• [What is being asked]:
Exactly how many lines have the word "this"? Answer with the bare number.

• [Supplied data]:

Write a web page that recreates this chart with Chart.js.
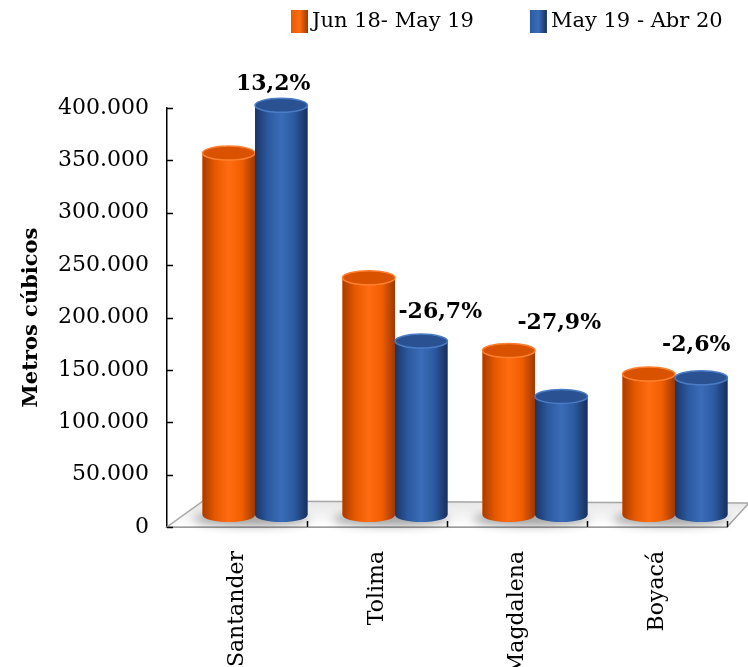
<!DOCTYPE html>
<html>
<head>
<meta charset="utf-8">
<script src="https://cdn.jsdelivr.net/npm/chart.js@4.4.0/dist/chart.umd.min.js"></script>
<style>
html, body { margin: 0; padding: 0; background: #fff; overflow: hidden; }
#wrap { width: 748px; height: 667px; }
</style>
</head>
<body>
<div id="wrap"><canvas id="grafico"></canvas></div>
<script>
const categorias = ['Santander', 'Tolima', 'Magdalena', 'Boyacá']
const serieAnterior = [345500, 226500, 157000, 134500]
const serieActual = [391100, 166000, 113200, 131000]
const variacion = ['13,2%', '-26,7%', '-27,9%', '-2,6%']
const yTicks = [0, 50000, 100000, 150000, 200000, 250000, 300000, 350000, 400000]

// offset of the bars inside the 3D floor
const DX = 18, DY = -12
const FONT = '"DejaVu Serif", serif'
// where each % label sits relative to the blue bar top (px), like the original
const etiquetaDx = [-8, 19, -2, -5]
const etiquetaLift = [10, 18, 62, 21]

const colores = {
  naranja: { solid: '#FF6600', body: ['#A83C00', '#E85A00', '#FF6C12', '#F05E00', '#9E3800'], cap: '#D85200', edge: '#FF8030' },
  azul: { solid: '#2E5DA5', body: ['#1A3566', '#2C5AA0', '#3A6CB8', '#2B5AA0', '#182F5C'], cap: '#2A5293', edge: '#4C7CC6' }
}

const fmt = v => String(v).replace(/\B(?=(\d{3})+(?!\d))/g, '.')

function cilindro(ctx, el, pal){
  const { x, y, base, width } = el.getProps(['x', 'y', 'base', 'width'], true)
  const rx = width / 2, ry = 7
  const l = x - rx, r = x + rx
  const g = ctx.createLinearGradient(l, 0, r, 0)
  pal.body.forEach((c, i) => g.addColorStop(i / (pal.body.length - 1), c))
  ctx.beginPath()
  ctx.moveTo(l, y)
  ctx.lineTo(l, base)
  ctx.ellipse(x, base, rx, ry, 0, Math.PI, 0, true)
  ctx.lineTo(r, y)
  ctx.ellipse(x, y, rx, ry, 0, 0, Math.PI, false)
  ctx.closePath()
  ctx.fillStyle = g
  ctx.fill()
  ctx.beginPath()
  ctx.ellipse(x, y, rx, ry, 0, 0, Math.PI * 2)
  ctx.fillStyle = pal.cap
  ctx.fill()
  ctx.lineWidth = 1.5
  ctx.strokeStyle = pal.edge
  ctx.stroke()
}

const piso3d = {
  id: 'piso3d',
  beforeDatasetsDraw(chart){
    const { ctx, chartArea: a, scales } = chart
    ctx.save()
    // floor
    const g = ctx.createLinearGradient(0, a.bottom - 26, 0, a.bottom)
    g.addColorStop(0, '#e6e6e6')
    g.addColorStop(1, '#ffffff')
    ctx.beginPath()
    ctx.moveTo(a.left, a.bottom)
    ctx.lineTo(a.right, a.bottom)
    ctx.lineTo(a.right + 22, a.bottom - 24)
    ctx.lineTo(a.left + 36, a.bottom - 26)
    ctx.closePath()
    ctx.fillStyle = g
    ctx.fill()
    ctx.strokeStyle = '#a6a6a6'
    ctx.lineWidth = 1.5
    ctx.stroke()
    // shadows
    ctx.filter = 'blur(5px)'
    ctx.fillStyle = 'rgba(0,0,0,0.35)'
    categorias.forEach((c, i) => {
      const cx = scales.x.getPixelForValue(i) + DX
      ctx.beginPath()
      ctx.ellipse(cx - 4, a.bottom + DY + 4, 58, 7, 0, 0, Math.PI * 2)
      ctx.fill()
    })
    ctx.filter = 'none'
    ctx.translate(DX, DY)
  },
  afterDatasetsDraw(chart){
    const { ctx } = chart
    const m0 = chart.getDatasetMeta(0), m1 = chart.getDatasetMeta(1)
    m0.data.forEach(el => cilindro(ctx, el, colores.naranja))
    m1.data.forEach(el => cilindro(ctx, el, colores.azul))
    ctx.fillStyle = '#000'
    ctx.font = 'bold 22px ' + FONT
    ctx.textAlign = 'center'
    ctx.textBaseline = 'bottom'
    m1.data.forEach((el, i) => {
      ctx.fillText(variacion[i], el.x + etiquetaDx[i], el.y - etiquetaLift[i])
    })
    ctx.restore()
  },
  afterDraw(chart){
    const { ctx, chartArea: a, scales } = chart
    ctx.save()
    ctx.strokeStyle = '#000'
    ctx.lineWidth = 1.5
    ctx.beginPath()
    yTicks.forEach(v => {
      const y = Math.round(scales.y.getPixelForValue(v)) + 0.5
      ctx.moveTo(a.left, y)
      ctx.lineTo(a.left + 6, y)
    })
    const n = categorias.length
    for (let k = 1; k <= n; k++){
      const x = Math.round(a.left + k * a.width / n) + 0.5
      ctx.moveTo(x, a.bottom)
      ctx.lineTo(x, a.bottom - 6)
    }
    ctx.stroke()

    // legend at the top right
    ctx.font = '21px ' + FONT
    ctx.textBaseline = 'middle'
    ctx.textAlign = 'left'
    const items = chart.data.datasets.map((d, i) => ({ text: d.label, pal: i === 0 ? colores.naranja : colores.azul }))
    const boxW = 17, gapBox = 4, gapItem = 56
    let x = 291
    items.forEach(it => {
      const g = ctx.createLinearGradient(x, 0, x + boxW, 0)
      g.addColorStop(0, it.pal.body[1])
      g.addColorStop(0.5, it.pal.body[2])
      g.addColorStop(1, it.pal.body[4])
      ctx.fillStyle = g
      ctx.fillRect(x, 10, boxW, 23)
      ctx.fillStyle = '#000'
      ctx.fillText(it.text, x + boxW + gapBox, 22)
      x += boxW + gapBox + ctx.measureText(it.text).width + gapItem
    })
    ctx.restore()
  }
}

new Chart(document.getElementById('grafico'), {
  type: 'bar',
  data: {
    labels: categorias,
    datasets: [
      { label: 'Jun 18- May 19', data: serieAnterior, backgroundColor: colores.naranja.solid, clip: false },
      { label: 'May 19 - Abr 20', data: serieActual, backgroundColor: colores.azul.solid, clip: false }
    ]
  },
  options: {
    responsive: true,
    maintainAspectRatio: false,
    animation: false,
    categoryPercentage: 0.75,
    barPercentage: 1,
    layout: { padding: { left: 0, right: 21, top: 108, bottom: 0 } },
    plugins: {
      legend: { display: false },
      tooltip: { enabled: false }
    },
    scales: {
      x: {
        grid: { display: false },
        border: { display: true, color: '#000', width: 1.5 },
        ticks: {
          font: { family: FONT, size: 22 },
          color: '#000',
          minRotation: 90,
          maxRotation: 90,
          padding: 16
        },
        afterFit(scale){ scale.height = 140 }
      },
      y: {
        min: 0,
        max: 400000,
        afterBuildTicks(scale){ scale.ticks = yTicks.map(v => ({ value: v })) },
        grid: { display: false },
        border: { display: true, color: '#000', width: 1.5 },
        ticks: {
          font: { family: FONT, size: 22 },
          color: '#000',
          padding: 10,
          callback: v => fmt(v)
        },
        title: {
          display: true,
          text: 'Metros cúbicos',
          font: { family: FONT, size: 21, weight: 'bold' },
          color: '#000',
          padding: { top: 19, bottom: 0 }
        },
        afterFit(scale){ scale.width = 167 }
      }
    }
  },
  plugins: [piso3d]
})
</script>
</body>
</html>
* * *
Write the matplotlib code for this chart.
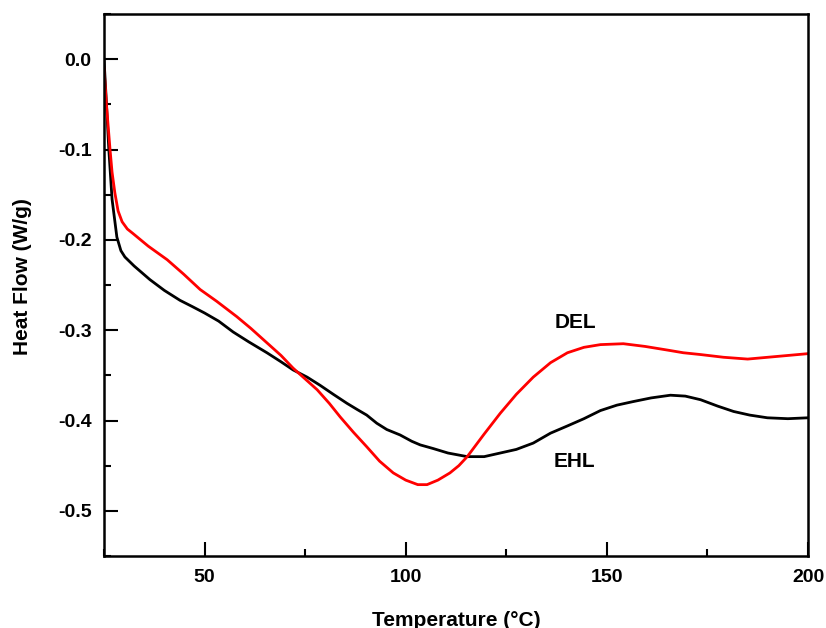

• [Correct result]:
2